I agree with you. To be honest, KM is not really a "CEO". He's a footsoldier. His experience prior to this was rolling out new drugs and training a sales force.

Other than the legal disaster, the next biggest mistake that Amarin has made over the years is with the CEO job. JT was not the right guy for the CEO job (I'm sure he was a fine CFO, and not a bad guy). And KM was not the right guy for the CEO job either.

In both cases, they took people with no CEO experience and threw them into a situation that they had no business being in. If this was a "typical" small biotech startup, where the plan was to get the drug through approvals, and then sell to BP, then that would be fine. But they ended up rolling this thing out worldwide and actually commercializing it themselves. They really needed CEO's with far more clout than who they have used, if they were really going to go through with it.

Now, my assumption is:
1. The original plan was to sell the company after REDUCE-It, which is why they had JT in place. He's a finance guy, and his role would just be to consummate the sale. But then either they got greedy and wouldn't take lowball offers, or those offers just never materialized at all. And then they were stuck having to GIA until/if they got a buyout. And JT was not the right guy to sail that ship. But I don't think GIA was their original plan. I think it was Plan B.

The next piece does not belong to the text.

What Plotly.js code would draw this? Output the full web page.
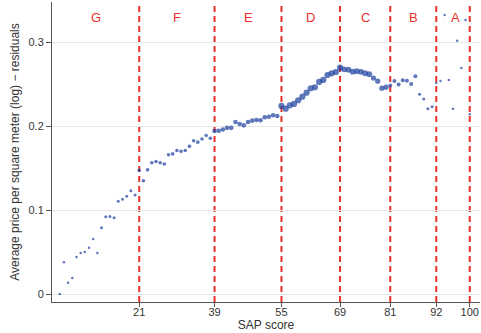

2. Now with KM, they figured he has tons of experience rolling out new drugs in Europe, he would be the ideal fit. Well, maybe ideal as the guy rolling out the drug, but not ideal as the CEO. He is living in Europe. He is basically a footsoldier over there, while trying to run the company at the same time. I just think it's a bad fit, and there's probably too much on his plate for him to actually be effective.

So, in the end, I blame the former board members (I guess there's still a couple of them) for the bad decision making. I wish I knew what PWO's position is on the company. Clearly Denner is not happy with whatever that is. The fact that PWO has been here one year, and Denner wants him out is pretty telling.

I also think it will be pretty telling what Denner does with the board and management team if he is successful. If he keeps KM in place as CEO, then that tells me that the issue is one of overall strategy.

The next 2-3 months will be very interesting.

ggwpq

01/27/23 10:28 AM

#399706 RE: ggwpq #399702

It's abundantly clear to me that individual country approval news doesn't move the needle in AMRN stock price. Without the Denner news last few weeks, AMRN's stock price would still be stuck in low $1 and going lower.

IgnoranceIsBliss

01/27/23 10:35 AM

#399709 RE: ggwpq #399702

The people don't matter. It's the strategy. GIA is a long painful death sentence. That's it.